# Required work:
From the line with "Recreate this image" to the line with "const tagText = 'A';", both lines included, set down exactly those lines, please, and no others.

# Excerpted records:
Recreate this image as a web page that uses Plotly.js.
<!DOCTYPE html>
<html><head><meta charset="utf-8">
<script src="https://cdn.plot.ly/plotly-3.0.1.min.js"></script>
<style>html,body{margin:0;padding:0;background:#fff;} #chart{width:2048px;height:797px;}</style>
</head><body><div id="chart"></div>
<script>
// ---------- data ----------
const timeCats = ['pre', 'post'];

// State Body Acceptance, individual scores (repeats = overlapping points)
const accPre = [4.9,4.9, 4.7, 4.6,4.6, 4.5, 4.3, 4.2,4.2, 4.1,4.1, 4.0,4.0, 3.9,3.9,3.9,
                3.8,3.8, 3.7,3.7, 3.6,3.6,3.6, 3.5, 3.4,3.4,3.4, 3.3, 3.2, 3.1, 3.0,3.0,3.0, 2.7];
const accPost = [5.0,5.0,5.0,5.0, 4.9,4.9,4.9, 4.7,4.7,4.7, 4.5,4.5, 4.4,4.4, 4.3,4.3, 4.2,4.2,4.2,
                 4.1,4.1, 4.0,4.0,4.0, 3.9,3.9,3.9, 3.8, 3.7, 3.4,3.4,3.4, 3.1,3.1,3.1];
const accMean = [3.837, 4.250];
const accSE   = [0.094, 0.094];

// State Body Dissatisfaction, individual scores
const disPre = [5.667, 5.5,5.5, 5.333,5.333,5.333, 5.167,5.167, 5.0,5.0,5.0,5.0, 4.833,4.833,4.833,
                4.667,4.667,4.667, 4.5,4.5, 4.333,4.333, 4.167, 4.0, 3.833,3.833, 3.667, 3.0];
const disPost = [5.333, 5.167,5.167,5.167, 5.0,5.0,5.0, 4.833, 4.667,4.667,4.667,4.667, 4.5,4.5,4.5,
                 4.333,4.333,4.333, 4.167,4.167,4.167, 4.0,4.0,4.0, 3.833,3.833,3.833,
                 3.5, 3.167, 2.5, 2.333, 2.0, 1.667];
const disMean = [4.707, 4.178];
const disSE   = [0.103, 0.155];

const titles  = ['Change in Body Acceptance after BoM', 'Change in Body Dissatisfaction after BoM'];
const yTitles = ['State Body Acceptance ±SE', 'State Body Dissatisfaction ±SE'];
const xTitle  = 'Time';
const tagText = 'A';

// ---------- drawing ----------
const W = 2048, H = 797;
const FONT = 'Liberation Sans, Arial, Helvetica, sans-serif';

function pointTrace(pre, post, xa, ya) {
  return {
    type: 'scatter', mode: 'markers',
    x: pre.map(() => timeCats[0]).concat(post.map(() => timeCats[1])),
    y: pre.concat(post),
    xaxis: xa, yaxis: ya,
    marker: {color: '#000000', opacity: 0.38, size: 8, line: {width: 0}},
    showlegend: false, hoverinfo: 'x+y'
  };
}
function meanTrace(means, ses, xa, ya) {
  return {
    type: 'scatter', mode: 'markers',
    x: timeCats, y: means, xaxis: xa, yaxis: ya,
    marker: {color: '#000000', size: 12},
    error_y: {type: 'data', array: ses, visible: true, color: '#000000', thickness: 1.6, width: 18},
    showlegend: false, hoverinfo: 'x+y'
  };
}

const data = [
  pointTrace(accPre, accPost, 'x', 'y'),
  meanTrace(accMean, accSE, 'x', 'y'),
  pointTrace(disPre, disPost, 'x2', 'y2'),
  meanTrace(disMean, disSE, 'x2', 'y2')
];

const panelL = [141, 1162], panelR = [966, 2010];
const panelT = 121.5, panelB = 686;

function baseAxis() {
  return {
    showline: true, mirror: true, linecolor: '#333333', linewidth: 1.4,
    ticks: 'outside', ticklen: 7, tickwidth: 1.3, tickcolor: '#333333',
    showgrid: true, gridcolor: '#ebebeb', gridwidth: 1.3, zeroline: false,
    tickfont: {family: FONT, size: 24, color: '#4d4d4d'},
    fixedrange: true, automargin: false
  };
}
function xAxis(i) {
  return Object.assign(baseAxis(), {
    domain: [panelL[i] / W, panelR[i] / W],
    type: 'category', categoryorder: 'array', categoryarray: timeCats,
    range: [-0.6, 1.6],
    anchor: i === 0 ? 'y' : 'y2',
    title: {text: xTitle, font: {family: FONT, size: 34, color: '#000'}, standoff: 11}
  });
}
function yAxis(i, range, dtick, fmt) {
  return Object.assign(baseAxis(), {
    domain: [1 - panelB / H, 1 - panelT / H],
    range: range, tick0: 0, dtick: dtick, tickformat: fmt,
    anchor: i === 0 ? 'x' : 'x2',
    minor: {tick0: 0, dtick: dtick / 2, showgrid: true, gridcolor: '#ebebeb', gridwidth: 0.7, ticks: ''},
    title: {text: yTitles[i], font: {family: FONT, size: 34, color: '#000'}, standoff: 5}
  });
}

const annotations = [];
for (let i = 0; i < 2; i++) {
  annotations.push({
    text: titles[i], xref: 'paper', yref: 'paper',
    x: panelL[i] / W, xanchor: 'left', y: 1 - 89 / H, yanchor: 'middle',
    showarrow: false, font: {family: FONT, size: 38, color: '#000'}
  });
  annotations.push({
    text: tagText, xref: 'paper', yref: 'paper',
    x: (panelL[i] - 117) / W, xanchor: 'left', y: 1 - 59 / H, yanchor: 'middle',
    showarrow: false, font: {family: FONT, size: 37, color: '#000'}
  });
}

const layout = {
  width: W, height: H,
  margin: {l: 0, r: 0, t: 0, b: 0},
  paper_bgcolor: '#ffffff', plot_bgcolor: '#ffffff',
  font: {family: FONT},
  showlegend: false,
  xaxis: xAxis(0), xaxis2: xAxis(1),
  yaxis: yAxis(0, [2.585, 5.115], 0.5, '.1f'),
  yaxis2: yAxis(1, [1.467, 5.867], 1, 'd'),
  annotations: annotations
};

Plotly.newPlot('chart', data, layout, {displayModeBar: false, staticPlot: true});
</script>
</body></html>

* * *

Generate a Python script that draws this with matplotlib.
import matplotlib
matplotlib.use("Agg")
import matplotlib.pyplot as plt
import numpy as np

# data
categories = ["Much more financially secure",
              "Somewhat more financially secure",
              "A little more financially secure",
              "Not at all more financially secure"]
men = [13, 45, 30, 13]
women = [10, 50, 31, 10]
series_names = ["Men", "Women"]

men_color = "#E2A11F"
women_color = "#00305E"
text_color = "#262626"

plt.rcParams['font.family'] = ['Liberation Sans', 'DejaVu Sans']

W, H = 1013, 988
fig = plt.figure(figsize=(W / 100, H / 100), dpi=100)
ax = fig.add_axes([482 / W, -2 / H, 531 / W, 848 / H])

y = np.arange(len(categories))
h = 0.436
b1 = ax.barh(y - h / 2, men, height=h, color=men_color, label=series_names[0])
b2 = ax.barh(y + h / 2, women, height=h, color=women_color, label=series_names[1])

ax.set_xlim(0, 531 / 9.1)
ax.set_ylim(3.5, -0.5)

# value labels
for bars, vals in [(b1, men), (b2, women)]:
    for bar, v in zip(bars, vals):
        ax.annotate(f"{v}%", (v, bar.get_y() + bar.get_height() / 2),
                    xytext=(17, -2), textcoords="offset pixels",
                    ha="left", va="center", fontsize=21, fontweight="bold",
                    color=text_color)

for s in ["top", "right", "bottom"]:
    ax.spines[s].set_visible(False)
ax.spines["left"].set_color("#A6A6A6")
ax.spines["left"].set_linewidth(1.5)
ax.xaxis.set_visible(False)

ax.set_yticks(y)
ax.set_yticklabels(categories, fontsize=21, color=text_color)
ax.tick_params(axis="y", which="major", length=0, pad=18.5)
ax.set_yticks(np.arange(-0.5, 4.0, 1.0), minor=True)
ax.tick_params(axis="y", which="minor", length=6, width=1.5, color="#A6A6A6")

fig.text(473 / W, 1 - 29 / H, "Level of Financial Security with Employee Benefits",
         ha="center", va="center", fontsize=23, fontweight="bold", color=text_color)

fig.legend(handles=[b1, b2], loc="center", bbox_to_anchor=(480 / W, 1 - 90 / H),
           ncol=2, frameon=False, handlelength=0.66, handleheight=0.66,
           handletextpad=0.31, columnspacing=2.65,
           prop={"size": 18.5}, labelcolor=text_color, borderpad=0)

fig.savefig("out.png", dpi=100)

# Solution for this problem:
Recreate this image as a web page that uses Plotly.js.
<!DOCTYPE html>
<html><head><meta charset="utf-8">
<script src="https://cdn.plot.ly/plotly-3.0.1.min.js"></script>
<style>html,body{margin:0;padding:0;background:#fff;} #chart{width:2048px;height:797px;}</style>
</head><body><div id="chart"></div>
<script>
// ---------- data ----------
const timeCats = ['pre', 'post'];

// State Body Acceptance, individual scores (repeats = overlapping points)
const accPre = [4.9,4.9, 4.7, 4.6,4.6, 4.5, 4.3, 4.2,4.2, 4.1,4.1, 4.0,4.0, 3.9,3.9,3.9,
                3.8,3.8, 3.7,3.7, 3.6,3.6,3.6, 3.5, 3.4,3.4,3.4, 3.3, 3.2, 3.1, 3.0,3.0,3.0, 2.7];
const accPost = [5.0,5.0,5.0,5.0, 4.9,4.9,4.9, 4.7,4.7,4.7, 4.5,4.5, 4.4,4.4, 4.3,4.3, 4.2,4.2,4.2,
                 4.1,4.1, 4.0,4.0,4.0, 3.9,3.9,3.9, 3.8, 3.7, 3.4,3.4,3.4, 3.1,3.1,3.1];
const accMean = [3.837, 4.250];
const accSE   = [0.094, 0.094];

// State Body Dissatisfaction, individual scores
const disPre = [5.667, 5.5,5.5, 5.333,5.333,5.333, 5.167,5.167, 5.0,5.0,5.0,5.0, 4.833,4.833,4.833,
                4.667,4.667,4.667, 4.5,4.5, 4.333,4.333, 4.167, 4.0, 3.833,3.833, 3.667, 3.0];
const disPost = [5.333, 5.167,5.167,5.167, 5.0,5.0,5.0, 4.833, 4.667,4.667,4.667,4.667, 4.5,4.5,4.5,
                 4.333,4.333,4.333, 4.167,4.167,4.167, 4.0,4.0,4.0, 3.833,3.833,3.833,
                 3.5, 3.167, 2.5, 2.333, 2.0, 1.667];
const disMean = [4.707, 4.178];
const disSE   = [0.103, 0.155];

const titles  = ['Change in Body Acceptance after BoM', 'Change in Body Dissatisfaction after BoM'];
const yTitles = ['State Body Acceptance ±SE', 'State Body Dissatisfaction ±SE'];
const xTitle  = 'Time';
const tagText = 'A';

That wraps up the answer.